Pointer to integer casts
What about the other way around? §6.3.2.3¶6:
Any pointer type may be converted to an integer type. Except as
previously specified, the result is implementation-defined. If the
result cannot be represented in the integer type, the behavior is
undefined. The result need not be in the range of values of any
integer type.
Like before, it’s implementation defined. However, the negatives are a
little stronger: the cast itself may be undefined behavior. I
speculate this is tied to integer overflow. The last part makes
pointer to integer casts optional for an implementation. This is one
way that the hash table above would be less portable.
When the cast is always possible, an implementation can provide an
integer type wide enough to hold any pointer value. §7.18.1.4¶1:
The following type designates a signed integer type with the
property that any valid pointer to void can be converted to this
type, then converted back to pointer to void, and the result will
compare equal to the original pointer:
intptr_t
The following type designates an unsigned integer type with the
property that any valid pointer to void can be converted to this
type, then converted back to pointer to void, and the result will
compare equal to the original pointer:
uintptr_t
These types are optional.
The take-away is that the integer has no meaningful value. The only
guarantee is that the integer can be cast back into a void pointer
that will compare equally. It would be perfectly legal for an
implementation to pass these assertions (and still sometimes fail).
void
example(void *ptr_a, void *ptr_b)
{
if (ptr_a == ptr_b) {
uintptr_t int_a = (uintptr_t)ptr_a;
uintptr_t int_b = (uintptr_t)ptr_b;
assert(int_a != int_b);
assert((void *)int_a == (void *)int_b);
}
}
Since the bits don’t have any particular meaning, arithmetic
operations involving them will also have no meaning. When a pointer
might map to two different integers, the hash values might not match
up, breaking hash tables that rely on them.

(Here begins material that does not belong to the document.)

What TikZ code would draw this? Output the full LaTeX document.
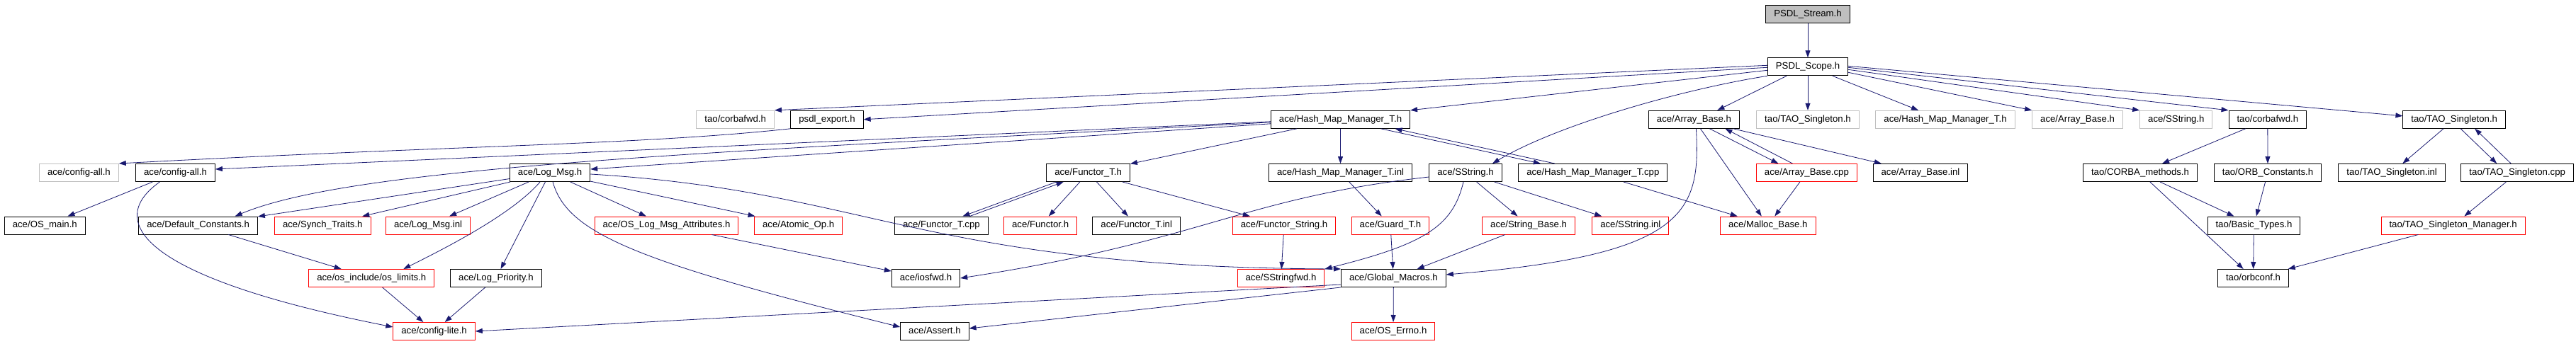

Even with uintptr_t
provided, casting pointers to integers isn’t useful without also
relying on implementation defined properties of the result.
Reasons for this pointer insanity
What purpose could such strange pointer-to-integer casts serve?
A security-conscious implementation may choose to annotate pointers
with additional information by setting unused bits. It might be for
baggy bounds checks or, someday, in an undefined behavior
sanitizer. Before dereferencing annotated pointers, the
metadata bits would be checked for validity, and cleared/set before
use as an address. Or it may map the same object at multiple virtual
addresses) to avoid setting/clearing the metadata bits,
providing interoperability with code unaware of the annotations. When
pointers are compared, these bits would be ignored.
When these annotated pointers are cast to integers, the metadata bits
will be present, but a program using the integer wouldn’t know their
meaning without tying itself closely to that implementation.
Completely unused bits may even be filled with random garbage when
cast. It’s allowed.
You may have been thinking before about using a union or char *
to
bypass the cast and access the raw pointer bytes, but you’d run into
the same problems on the same implementations.
The standard makes a distinction between strictly conforming
programs (§4¶5) and conforming programs (§4¶7). A strictly
conforming program must not produce output depending on implementation
defined behavior nor exceed minimum implementation limits. Very few
programs fit in this category, including any program using uintptr_t
since it’s optional. Here are more examples of code that isn’t
strictly conforming:
printf("%zu", sizeof(int)); // §6.5.3.4
printf("%d", -1 >> 1); // §6.5¶4
printf("%d", MAX_INT); // §5.2.4.2.1
On the other hand, a conforming program is allowed to depend on
implementation defined behavior. Relying on meaningful, stable values
for pointers cast to uintptr_t
/intptr_t
is conforming even if your
program may exhibit bugs on some implementations.